September 3rd, 2014 John Scott Lewinski

There was a reason why Mazda’s corporate types tagged Duran Duran to play a private concert to celebrate the unveiling of the 2016 Mazda MX-5 Miata Wednesday night in Monterey. Both the band and the car have been around for more than a quarter century, and both still have the goods.

During an hour-plus set before a happy crowd of 500 Mazda enthusiasts, the band powered through a set of hits that helped to define the 1980s — from “Hungry Like the Wolf” and “Rio” to “A View to a Kill” and “Wild Boys.” Led by still dead fit and big voiced Simon Le Bon, original members Nick Rhodes, John Taylor Roger Taylor joined guitarist Dom Brown for a rapid fire run through of the band’s chart stomping history.

And, they did with the energy that belies the band’s collective age of more than 200 years. They weren’t going through the emotions, and they weren’t trying to reclaim past glory. They just played the music the crowd knew and loved with veteran precision.

I digress for just a moment — as I often do on the following topic — to address the fact that Duran Duran is not in the increasingly irrelevant Rock and Roll Hall of Fame. I’m not a huge mark for Le Bon and company, but I can appreciate history. Whether you might consider Duran Duran co-ed pinup pop or early techno alternative, the band put 14 hits in the Top 10 and sold more than 100 million albums while holding together for 30 years. They led the Second British Invasion of the early 1980s and (as shown to Mazda’s private gathering of 500 enthusiasts Wednesday night) can still power through an energetic greatest hits set.

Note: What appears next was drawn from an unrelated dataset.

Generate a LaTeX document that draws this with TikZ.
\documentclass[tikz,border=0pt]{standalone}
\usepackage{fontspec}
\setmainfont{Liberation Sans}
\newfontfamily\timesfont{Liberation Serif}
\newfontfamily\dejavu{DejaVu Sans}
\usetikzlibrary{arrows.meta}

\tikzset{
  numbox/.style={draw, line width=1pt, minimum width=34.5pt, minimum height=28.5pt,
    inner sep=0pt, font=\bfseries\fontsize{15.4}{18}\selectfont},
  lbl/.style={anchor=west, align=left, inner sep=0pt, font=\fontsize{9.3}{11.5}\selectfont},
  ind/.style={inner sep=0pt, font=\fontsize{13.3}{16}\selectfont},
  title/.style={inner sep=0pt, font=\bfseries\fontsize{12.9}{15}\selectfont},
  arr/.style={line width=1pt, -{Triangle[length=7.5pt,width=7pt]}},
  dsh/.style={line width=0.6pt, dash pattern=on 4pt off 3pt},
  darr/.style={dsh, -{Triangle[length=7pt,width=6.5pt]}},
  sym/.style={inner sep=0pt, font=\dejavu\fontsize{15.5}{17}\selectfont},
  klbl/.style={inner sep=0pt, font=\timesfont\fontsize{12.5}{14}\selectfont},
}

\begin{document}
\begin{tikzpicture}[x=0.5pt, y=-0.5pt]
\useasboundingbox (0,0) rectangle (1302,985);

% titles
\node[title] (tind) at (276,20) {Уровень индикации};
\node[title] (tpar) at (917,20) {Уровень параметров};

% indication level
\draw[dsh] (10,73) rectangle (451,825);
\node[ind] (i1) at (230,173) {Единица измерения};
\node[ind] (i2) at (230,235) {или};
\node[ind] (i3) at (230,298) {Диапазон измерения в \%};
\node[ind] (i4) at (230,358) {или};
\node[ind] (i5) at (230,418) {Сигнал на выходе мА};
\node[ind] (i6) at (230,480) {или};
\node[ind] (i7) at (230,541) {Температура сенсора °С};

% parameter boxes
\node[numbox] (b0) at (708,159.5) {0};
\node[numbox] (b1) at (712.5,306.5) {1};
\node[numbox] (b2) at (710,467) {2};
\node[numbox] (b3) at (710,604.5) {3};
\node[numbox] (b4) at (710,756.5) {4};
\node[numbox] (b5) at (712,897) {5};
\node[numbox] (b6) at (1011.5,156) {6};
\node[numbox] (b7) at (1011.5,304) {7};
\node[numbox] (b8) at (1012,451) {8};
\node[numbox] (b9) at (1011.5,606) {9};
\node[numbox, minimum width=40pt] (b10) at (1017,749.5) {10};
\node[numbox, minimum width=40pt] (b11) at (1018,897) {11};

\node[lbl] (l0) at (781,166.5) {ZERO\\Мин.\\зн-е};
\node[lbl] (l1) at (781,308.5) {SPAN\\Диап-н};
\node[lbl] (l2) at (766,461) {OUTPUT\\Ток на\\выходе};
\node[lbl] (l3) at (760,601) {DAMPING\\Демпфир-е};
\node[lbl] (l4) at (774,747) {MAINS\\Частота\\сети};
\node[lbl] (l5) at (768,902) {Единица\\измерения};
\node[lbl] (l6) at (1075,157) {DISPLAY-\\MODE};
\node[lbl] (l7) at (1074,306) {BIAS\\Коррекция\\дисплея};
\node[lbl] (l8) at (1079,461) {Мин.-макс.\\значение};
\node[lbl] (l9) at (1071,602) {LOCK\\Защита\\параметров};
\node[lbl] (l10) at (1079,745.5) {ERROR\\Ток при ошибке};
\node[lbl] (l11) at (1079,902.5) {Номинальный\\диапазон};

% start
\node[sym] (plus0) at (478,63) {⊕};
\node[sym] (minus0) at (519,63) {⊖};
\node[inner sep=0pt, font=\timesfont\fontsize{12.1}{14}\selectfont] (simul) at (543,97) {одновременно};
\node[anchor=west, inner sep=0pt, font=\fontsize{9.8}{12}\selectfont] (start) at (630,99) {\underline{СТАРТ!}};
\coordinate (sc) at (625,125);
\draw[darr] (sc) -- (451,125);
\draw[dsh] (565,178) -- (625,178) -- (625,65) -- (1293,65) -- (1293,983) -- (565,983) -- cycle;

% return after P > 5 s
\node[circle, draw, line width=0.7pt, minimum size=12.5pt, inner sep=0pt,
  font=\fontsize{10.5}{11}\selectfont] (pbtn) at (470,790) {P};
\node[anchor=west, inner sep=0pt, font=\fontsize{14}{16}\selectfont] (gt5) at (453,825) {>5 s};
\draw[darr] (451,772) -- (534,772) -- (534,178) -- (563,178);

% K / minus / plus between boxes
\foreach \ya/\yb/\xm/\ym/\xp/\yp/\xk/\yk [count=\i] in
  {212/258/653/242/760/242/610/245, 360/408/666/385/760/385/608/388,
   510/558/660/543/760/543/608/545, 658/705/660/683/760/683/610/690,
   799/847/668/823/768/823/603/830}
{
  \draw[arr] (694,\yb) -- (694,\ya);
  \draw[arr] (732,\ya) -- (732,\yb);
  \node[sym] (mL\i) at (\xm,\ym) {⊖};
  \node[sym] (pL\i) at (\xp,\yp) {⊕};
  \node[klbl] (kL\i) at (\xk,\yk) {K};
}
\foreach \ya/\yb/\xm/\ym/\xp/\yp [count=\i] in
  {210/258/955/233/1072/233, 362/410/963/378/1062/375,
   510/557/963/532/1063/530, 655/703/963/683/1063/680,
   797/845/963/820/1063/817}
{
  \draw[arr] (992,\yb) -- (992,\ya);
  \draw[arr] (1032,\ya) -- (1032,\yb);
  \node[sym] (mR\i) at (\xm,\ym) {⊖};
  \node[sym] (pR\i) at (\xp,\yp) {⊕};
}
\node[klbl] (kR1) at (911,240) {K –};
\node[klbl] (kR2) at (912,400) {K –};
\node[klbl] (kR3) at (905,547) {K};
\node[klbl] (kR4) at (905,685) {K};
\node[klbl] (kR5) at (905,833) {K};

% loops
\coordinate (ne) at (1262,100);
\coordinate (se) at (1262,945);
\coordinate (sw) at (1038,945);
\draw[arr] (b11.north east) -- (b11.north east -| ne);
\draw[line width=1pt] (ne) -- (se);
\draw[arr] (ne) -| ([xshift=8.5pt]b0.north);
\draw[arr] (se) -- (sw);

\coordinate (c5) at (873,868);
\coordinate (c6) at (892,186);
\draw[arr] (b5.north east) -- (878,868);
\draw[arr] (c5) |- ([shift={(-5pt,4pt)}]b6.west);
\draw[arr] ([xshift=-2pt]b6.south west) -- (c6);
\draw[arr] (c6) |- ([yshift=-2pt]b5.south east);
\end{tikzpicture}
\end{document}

Still, the band stands alongside The Cars, Journey, Deep Purple, Depeche Mode, Ozzy Osbourne, The Smiths, Stevie Ray Vaughn, The B52s, Cheap Trick, The Cure, Dire Straits, The Doobie Brothers, Eurhythmics, Iron Maiden, Jim Croce, Jethro Tull, Judas Priest, The Moody Blues, Megadeath, Peter Frampton, The Guess Who, Pat Benatar, Chicago, Joe Cocker, Motley Crue and Yes – serving up one collective question: What is the point of any Hall of Fame that ignores the famous?

Please read through that list again. All of those bands are not in the Rock and Hall of Fame.

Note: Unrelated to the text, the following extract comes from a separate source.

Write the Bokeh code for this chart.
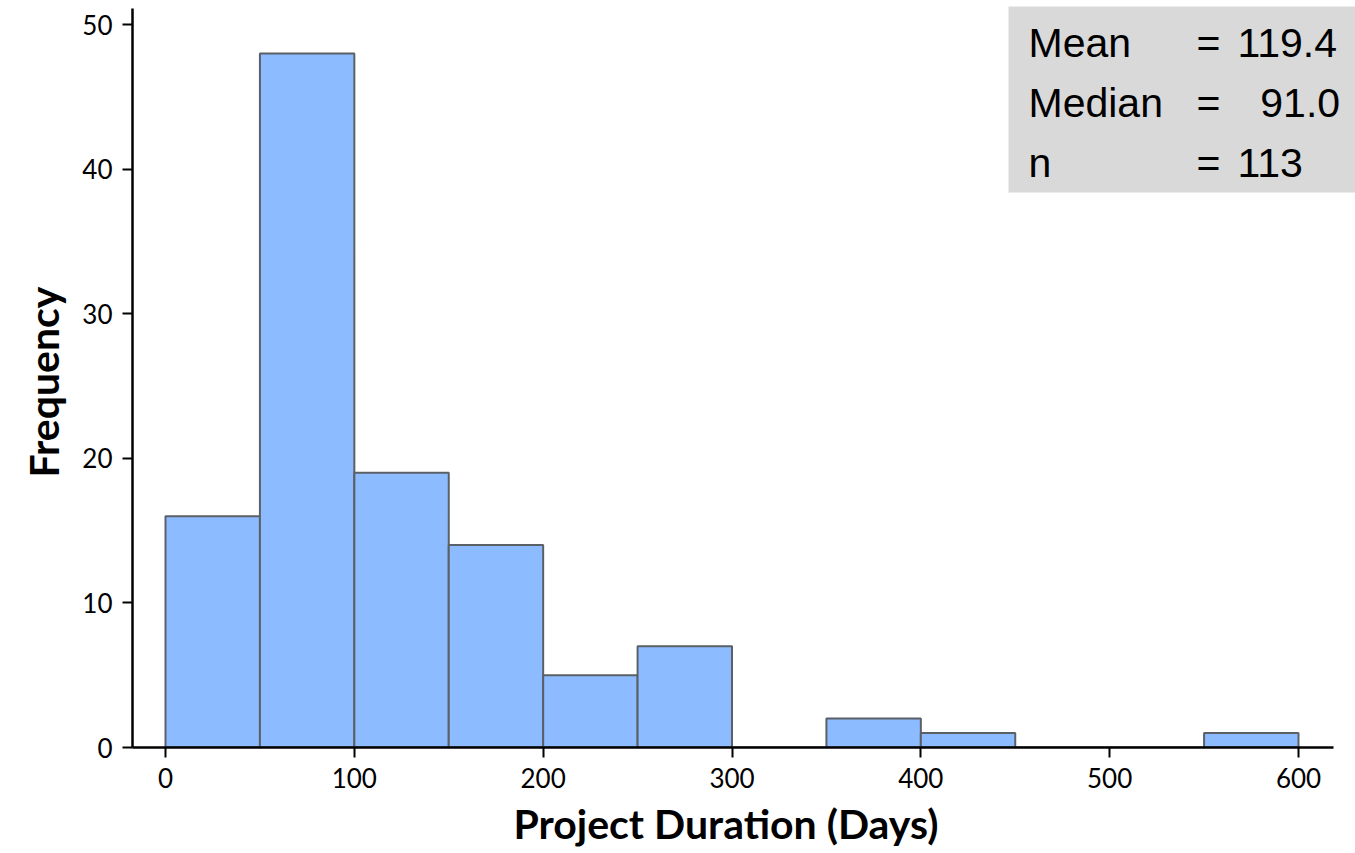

Sadly, it looks like the Cleveland-based museum fell into the hands of self-aggrandizing eggheads desperate to impress a disinterested world in their own academic masturbation by placing obscure acts lost to history in the Hall before the bands that the fans who support rock and roll would rather see honored. It’s the nerdy, poser know it all telling the fan, “You’re too stupid to know the work of groundbreaking 1949 rhythm and blues flautist Swollen Balls Mincey, so you’ll have to wait to get your internationally famous Duran Duran into OUR museum.”

Who’s in instead? Grab a year like, say, 2000, and count the “sidemen” you’ve never heard of in your lifetime. See? You’re just not as clever (or as anally self-worshipping) as whoever tosses darts at the Hall’s annual nomination list.

I did get off topic there, but I feel better now as I return to the business at hand: In an era of iTunes and music “stars” manufactured by reality TV, a Duran Duran show presents the chance to see a veteran rock and pop powerhouse capable of playing a 90 minute set without deviating to a single song you don’t recognize. Don’t let them pass by if you get a chance to catch them live.